__Exercise objective__: Go through the entries below, tally each line with the string "this", and give the final number by itself.

(Records excerpted from a collection)
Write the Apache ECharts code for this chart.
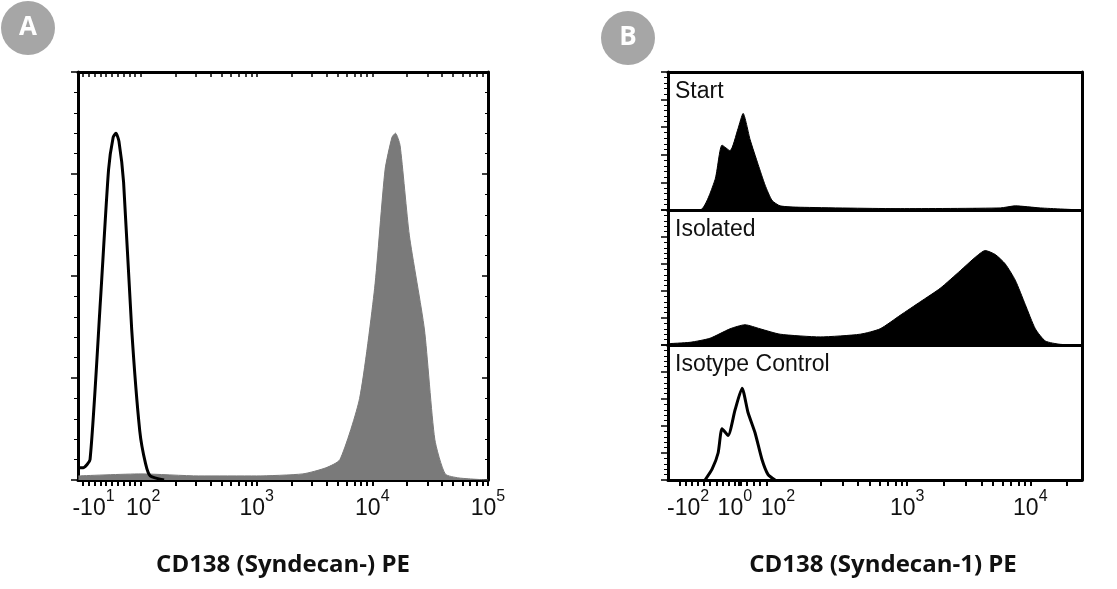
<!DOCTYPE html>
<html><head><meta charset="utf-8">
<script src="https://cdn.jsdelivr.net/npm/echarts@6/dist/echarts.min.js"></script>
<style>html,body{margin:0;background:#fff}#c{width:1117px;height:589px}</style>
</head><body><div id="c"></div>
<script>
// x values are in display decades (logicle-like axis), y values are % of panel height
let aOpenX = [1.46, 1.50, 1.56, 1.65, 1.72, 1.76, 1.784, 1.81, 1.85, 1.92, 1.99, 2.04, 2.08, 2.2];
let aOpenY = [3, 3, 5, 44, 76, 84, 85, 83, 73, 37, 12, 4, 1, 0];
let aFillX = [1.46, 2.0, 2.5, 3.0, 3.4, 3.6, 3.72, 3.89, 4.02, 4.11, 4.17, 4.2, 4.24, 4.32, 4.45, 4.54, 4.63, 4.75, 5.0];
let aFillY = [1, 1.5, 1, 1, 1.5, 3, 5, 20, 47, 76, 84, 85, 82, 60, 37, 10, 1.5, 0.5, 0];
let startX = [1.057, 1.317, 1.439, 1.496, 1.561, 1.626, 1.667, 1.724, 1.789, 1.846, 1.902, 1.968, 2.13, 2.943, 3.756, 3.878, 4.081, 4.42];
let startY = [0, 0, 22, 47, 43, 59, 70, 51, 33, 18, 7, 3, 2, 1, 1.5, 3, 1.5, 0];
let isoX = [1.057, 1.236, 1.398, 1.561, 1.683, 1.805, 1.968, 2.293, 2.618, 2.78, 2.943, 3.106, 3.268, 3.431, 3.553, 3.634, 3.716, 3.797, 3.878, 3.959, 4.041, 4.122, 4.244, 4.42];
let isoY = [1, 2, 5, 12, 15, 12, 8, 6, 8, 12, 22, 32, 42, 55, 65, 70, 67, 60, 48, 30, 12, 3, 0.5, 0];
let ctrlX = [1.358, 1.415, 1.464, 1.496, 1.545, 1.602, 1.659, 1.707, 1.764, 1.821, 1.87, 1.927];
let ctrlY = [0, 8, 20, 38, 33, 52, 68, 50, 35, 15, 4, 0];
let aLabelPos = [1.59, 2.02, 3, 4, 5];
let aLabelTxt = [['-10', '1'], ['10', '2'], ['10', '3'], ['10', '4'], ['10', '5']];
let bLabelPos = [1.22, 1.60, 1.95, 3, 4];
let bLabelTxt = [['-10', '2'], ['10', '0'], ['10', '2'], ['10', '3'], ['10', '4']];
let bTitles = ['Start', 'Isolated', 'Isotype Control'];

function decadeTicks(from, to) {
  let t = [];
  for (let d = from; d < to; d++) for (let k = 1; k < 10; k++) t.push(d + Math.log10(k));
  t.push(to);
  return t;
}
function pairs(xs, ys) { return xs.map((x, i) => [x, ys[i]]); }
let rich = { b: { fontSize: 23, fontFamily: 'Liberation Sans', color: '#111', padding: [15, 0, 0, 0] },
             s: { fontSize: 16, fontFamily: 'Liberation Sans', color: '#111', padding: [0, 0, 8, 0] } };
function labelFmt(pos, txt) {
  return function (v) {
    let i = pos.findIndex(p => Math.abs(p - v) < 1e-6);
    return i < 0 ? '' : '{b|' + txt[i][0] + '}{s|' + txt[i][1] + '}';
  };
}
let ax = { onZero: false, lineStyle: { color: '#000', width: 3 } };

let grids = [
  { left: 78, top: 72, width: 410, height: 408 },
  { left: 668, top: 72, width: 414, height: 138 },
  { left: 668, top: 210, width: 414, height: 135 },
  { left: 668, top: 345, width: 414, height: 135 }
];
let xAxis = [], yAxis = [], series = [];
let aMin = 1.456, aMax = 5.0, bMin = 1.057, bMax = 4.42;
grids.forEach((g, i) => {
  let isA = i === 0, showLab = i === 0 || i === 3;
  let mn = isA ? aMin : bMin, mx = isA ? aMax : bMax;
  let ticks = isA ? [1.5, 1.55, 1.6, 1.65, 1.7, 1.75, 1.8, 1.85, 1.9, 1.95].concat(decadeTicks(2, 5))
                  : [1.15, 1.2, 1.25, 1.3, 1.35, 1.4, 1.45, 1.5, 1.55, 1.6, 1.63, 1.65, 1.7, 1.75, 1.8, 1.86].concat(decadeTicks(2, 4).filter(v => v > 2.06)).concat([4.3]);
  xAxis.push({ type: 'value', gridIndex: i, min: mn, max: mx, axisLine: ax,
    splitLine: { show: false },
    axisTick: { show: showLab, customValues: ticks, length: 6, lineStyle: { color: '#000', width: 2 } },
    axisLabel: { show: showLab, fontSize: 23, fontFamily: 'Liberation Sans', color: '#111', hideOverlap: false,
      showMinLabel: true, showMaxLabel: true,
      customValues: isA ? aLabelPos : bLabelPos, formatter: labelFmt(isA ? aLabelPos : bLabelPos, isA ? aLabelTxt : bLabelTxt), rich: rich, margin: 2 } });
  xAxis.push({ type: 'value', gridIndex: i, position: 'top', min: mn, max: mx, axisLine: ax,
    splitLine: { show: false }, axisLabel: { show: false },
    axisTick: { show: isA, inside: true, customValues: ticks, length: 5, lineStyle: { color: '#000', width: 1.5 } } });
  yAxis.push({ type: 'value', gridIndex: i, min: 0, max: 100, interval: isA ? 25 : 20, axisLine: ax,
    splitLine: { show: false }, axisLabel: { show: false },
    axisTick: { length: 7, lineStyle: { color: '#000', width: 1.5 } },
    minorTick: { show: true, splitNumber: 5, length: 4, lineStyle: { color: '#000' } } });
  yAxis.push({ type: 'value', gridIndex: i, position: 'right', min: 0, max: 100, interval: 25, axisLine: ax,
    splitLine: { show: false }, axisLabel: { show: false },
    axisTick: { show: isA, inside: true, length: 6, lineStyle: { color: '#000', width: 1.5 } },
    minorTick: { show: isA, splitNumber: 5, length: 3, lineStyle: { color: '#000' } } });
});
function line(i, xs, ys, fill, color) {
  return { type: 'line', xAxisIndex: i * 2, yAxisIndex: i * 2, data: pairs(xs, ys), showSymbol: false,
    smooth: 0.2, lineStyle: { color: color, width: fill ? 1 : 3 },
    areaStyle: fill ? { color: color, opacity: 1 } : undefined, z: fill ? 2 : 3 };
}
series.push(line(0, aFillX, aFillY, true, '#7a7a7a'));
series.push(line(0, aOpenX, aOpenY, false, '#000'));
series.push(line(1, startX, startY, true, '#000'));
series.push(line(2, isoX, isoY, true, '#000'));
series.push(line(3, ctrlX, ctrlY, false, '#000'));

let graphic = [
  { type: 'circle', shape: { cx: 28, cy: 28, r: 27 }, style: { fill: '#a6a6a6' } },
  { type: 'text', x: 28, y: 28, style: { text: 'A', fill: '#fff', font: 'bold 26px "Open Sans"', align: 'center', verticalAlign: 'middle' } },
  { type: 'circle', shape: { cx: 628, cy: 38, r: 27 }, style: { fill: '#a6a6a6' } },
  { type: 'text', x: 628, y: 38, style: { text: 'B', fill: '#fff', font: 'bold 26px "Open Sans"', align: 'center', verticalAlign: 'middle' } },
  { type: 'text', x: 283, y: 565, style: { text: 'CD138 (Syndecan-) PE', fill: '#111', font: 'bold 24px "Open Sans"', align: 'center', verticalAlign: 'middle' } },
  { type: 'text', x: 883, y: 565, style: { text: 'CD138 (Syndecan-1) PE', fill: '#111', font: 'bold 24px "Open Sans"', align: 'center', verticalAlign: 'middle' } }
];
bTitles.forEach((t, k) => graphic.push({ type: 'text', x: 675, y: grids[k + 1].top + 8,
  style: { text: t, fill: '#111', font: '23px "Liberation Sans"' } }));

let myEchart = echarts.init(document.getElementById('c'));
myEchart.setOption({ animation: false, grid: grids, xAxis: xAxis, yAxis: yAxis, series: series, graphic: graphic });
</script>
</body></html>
* * *
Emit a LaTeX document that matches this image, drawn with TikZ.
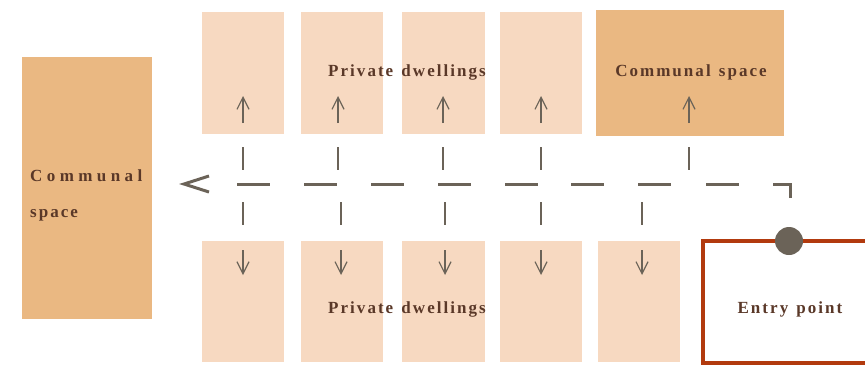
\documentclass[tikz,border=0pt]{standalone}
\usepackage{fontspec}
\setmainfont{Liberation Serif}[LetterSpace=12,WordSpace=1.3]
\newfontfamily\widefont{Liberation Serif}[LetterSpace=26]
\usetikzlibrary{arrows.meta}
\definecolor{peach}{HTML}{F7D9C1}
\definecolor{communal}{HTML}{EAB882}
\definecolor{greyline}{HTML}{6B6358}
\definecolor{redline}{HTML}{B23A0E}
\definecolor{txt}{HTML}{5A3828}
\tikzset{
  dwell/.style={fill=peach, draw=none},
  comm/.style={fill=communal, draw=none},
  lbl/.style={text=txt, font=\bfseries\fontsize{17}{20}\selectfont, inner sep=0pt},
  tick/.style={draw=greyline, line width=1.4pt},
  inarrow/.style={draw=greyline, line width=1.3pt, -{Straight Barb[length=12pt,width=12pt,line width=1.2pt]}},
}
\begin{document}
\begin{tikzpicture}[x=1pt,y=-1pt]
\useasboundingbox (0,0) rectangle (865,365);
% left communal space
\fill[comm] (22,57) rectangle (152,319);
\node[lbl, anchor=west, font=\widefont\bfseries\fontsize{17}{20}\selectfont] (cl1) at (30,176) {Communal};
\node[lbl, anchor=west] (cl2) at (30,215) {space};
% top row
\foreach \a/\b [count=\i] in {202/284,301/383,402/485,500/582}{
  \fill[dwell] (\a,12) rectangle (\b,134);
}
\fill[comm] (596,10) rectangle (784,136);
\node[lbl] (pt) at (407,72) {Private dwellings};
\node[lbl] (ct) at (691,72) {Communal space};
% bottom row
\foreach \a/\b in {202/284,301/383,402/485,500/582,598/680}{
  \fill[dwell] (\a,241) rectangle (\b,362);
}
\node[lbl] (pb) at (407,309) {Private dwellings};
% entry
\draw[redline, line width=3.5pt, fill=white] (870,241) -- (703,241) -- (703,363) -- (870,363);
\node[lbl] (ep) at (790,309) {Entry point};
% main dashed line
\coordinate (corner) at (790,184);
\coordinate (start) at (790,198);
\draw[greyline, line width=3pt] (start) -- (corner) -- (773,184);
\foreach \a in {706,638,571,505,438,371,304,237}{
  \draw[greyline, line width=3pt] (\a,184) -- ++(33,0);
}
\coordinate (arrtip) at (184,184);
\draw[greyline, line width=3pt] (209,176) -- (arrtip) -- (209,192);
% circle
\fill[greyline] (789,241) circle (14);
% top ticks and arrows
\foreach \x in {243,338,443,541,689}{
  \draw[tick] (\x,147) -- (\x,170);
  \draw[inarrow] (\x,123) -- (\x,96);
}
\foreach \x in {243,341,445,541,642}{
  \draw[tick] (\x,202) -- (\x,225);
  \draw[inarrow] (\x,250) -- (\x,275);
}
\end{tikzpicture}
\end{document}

__Answer below__: 2